--- begin ---

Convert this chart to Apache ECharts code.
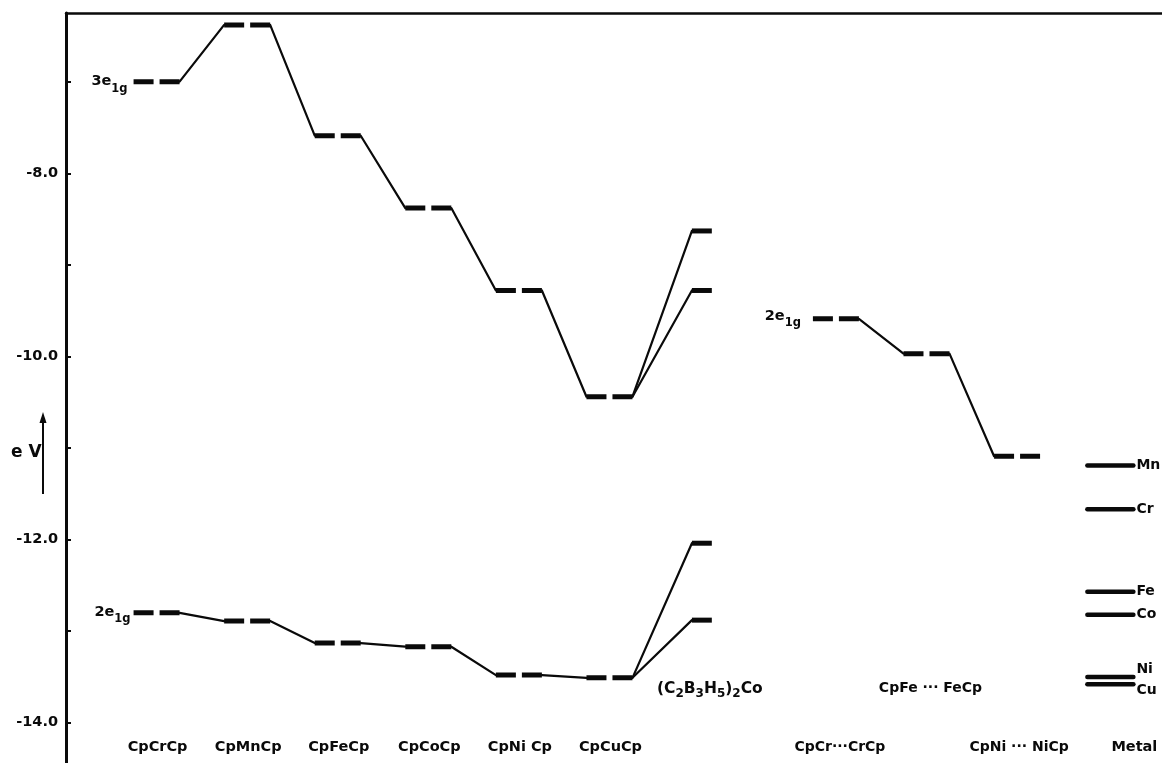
<!DOCTYPE html>
<html>
<head>
<meta charset="utf-8">
<script src="https://cdn.jsdelivr.net/npm/echarts@6/dist/echarts.min.js"></script>
<style>
html,body{margin:0;padding:0;background:#fff;}
#chart{width:1162px;height:763px;}
</style>
</head>
<body>
<div id="chart"></div>
<script>
// ---------------- data ----------------
const compounds = ['CpCrCp', 'CpMnCp', 'CpFeCp', 'CpCoCp', 'CpNi Cp', 'CpCuCp'];
const compoundSlot = [0, 1, 2, 3, 4, 5];
const level3e1g = [-7.00, -6.38, -7.59, -8.38, -9.28, -10.44];
const level2e1g = [-12.80, -12.89, -13.13, -13.17, -13.48, -13.51];

const carborane = '(C{s|2}B{s|3}H{s|5}){s|2}Co';
const carboraneSlot = 6.02;
const carborane3e1g = [-8.63, -9.28];
const carborane2e1g = [-12.04, -12.88];

const dimers = ['CpCr···CrCp', 'CpFe ··· FeCp', 'CpNi ··· NiCp'];
const dimerSlot = [7.5, 8.5, 9.5];
const dimer2e1g = [-9.59, -9.97, -11.09];

const metals = ['Mn', 'Cr', 'Fe', 'Co', 'Ni', 'Cu'];
const metalLevel = [-11.19, -11.67, -12.57, -12.82, -13.50, -13.58];
const metalSlot = 10.53;

const yTicks = [-14, -13, -12, -11, -10, -9, -8, -7];
const yLabels = [-14, -12, -10, -8];

// ---------------- layout / style constants ----------------
const HALF = 0.254;        // half width of a level (in slots)
const HALF_SHORT = 0.11;   // half width of carborane levels
const ROW_LOW = -14.27;    // bottom label row
const ROW_HIGH = -13.63;   // staggered label row
const INK = '#0a0a0a';
const FONT = '"DejaVu Sans", sans-serif';

// ---------------- build segments ----------------
const segments = [];
function addLevel(slot, v, half, kind) {
  const s = {type: 'level', x1: slot - half, x2: slot + half, v1: v, v2: v, kind: kind};
  segments.push(s);
  return s;
}
function addLink(a, b) {
  segments.push({type: 'link', x1: a.x2, v1: a.v1, x2: b.x1, v2: b.v2});
}

const up = compoundSlot.map((s, i) => addLevel(s, level3e1g[i], HALF, 'dash'));
const low = compoundSlot.map((s, i) => addLevel(s, level2e1g[i], HALF, 'dash'));
for (let i = 1; i < up.length; i++) { addLink(up[i - 1], up[i]); addLink(low[i - 1], low[i]); }
carborane3e1g.forEach(v => addLink(up[up.length - 1], addLevel(carboraneSlot, v, HALF_SHORT, 'solid')));
carborane2e1g.forEach(v => addLink(low[low.length - 1], addLevel(carboraneSlot, v, HALF_SHORT, 'solid')));
const dim = dimerSlot.map((s, i) => addLevel(s, dimer2e1g[i], HALF, 'dash'));
for (let i = 1; i < dim.length; i++) addLink(dim[i - 1], dim[i]);
metalLevel.forEach(v => addLevel(metalSlot, v, HALF, 'metal'));

// links first so levels are drawn on top
segments.sort((a, b) => (a.type === 'link' ? 0 : 1) - (b.type === 'link' ? 0 : 1));

// ---------------- texts ----------------
const texts = [];
compounds.forEach((c, i) => texts.push({x: compoundSlot[i], v: ROW_LOW, t: c, align: 'center', dx: 1, dy: 0, size: 14.5}));
texts.push({x: carboraneSlot, v: ROW_HIGH, t: carborane, align: 'center', dx: 8, dy: 0, size: 15.5});
texts.push({x: dimerSlot[0], v: ROW_LOW, t: dimers[0], align: 'center', dx: 4, dy: 0, size: 14});
texts.push({x: dimerSlot[1], v: ROW_HIGH, t: dimers[1], align: 'center', dx: 4, dy: 0, size: 14});
texts.push({x: dimerSlot[2], v: ROW_LOW, t: dimers[2], align: 'center', dx: 2, dy: 0, size: 14});
texts.push({x: metalSlot, v: ROW_LOW, t: 'Metal', align: 'center', dx: 24, dy: 0, size: 14.5});
const metalDy = [0, 0, 0, 0, -8, 6];
metals.forEach((m, i) => texts.push({x: metalSlot + HALF, v: metalLevel[i], t: m, align: 'left', dx: 3, dy: metalDy[i], size: 14}));
texts.push({x: compoundSlot[0] - HALF, v: level3e1g[0], t: '3e{s|1g}', align: 'right', dx: -6, dy: 0, size: 14.5});
texts.push({x: compoundSlot[0] - HALF, v: level2e1g[0], t: '2e{s|1g}', align: 'right', dx: -3, dy: -1, size: 14.5});
texts.push({x: dimerSlot[0] - HALF, v: dimer2e1g[0], t: '2e{s|1g}', align: 'right', dx: -12, dy: -3, size: 14.5});

const richSub = {
  s: {fontSize: 11.5, fontWeight: 'bold', fontFamily: FONT, fill: INK, padding: [14, 0, 0, 0]}
};
const richSubSmall = {
  s: {fontSize: 12, fontWeight: 'bold', fontFamily: FONT, fill: INK, padding: [10, 0, 0, 0]}
};

const chart = echarts.init(document.getElementById('chart'), null, {renderer: 'canvas'});
chart.setOption({
  animation: false,
  backgroundColor: '#fff',
  grid: {left: 66, right: 0, top: 13, bottom: 0, containLabel: false},
  xAxis: {
    type: 'value', min: -1, max: 11.1, position: 'top',
    axisLine: {show: true, onZero: false, lineStyle: {color: INK, width: 2.5}},
    axisTick: {show: false}, axisLabel: {show: false}, splitLine: {show: false}
  },
  yAxis: {
    type: 'value', min: -14.44, max: -6.25,
    axisLine: {show: true, onZero: false, lineStyle: {color: INK, width: 3}},
    axisTick: {show: true, inside: true, length: 5, customValues: yTicks, lineStyle: {color: INK, width: 2}},
    axisLabel: {
      show: true, customValues: yLabels, margin: 8, color: INK,
      fontFamily: FONT, fontWeight: 'bold', fontSize: 14.5,
      formatter: v => v.toFixed(1)
    },
    splitLine: {show: false}
  },
  series: [
    {
      type: 'custom', coordinateSystem: 'cartesian2d', clip: false, silent: true,
      data: segments.map(s => [s.x1, s.v1]),
      encode: {x: 0, y: 1},
      renderItem: function (params, api) {
        const s = segments[params.dataIndex];
        const p1 = api.coord([s.x1, s.v1]);
        const p2 = api.coord([s.x2, s.v2]);
        let style;
        if (s.type === 'link') {
          style = {stroke: INK, lineWidth: 2.2, lineCap: 'round'};
        } else if (s.kind === 'dash') {
          style = {stroke: INK, lineWidth: 5, lineDash: [20, 6], lineCap: 'butt'};
        } else if (s.kind === 'metal') {
          style = {stroke: INK, lineWidth: 4.5, lineCap: 'round'};
        } else {
          style = {stroke: INK, lineWidth: 5, lineCap: 'butt'};
        }
        return {type: 'line', shape: {x1: p1[0], y1: p1[1], x2: p2[0], y2: p2[1]}, style: style};
      }
    },
    {
      type: 'custom', coordinateSystem: 'cartesian2d', clip: false, silent: true,
      data: texts.map(t => [t.x, t.v]),
      encode: {x: 0, y: 1},
      renderItem: function (params, api) {
        const t = texts[params.dataIndex];
        const p = api.coord([t.x, t.v]);
        const isCarb = t.t === carborane;
        return {
          type: 'text',
          x: p[0] + t.dx, y: p[1] + t.dy,
          style: {
            text: t.t, fill: INK,
            fontFamily: FONT, fontWeight: 'bold', fontSize: t.size,
            align: t.align, verticalAlign: 'middle',
            rich: isCarb ? richSubSmall : richSub
          }
        };
      }
    }
  ],
  graphic: [
    {type: 'text', left: 11, top: 444, style: {text: 'e V', fill: INK, fontFamily: FONT, fontWeight: 'bold', fontSize: 17}},
    {type: 'line', shape: {x1: 43, y1: 494, x2: 43, y2: 420}, style: {stroke: INK, lineWidth: 2}},
    {type: 'polygon', shape: {points: [[43, 412], [39.5, 423], [46.5, 423]]}, style: {fill: INK}}
  ]
});
</script>
</body>
</html>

--- end ---

THE TASK:
Repeat the listing above exactly from its first line to the line containing "const yLabels = [-14, -12, -10, -8];", both included, and omit the pictures.

ANSWER BELOW:
Convert this chart to Apache ECharts code.
<!DOCTYPE html>
<html>
<head>
<meta charset="utf-8">
<script src="https://cdn.jsdelivr.net/npm/echarts@6/dist/echarts.min.js"></script>
<style>
html,body{margin:0;padding:0;background:#fff;}
#chart{width:1162px;height:763px;}
</style>
</head>
<body>
<div id="chart"></div>
<script>
// ---------------- data ----------------
const compounds = ['CpCrCp', 'CpMnCp', 'CpFeCp', 'CpCoCp', 'CpNi Cp', 'CpCuCp'];
const compoundSlot = [0, 1, 2, 3, 4, 5];
const level3e1g = [-7.00, -6.38, -7.59, -8.38, -9.28, -10.44];
const level2e1g = [-12.80, -12.89, -13.13, -13.17, -13.48, -13.51];

const carborane = '(C{s|2}B{s|3}H{s|5}){s|2}Co';
const carboraneSlot = 6.02;
const carborane3e1g = [-8.63, -9.28];
const carborane2e1g = [-12.04, -12.88];

const dimers = ['CpCr···CrCp', 'CpFe ··· FeCp', 'CpNi ··· NiCp'];
const dimerSlot = [7.5, 8.5, 9.5];
const dimer2e1g = [-9.59, -9.97, -11.09];

const metals = ['Mn', 'Cr', 'Fe', 'Co', 'Ni', 'Cu'];
const metalLevel = [-11.19, -11.67, -12.57, -12.82, -13.50, -13.58];
const metalSlot = 10.53;

const yTicks = [-14, -13, -12, -11, -10, -9, -8, -7];
const yLabels = [-14, -12, -10, -8];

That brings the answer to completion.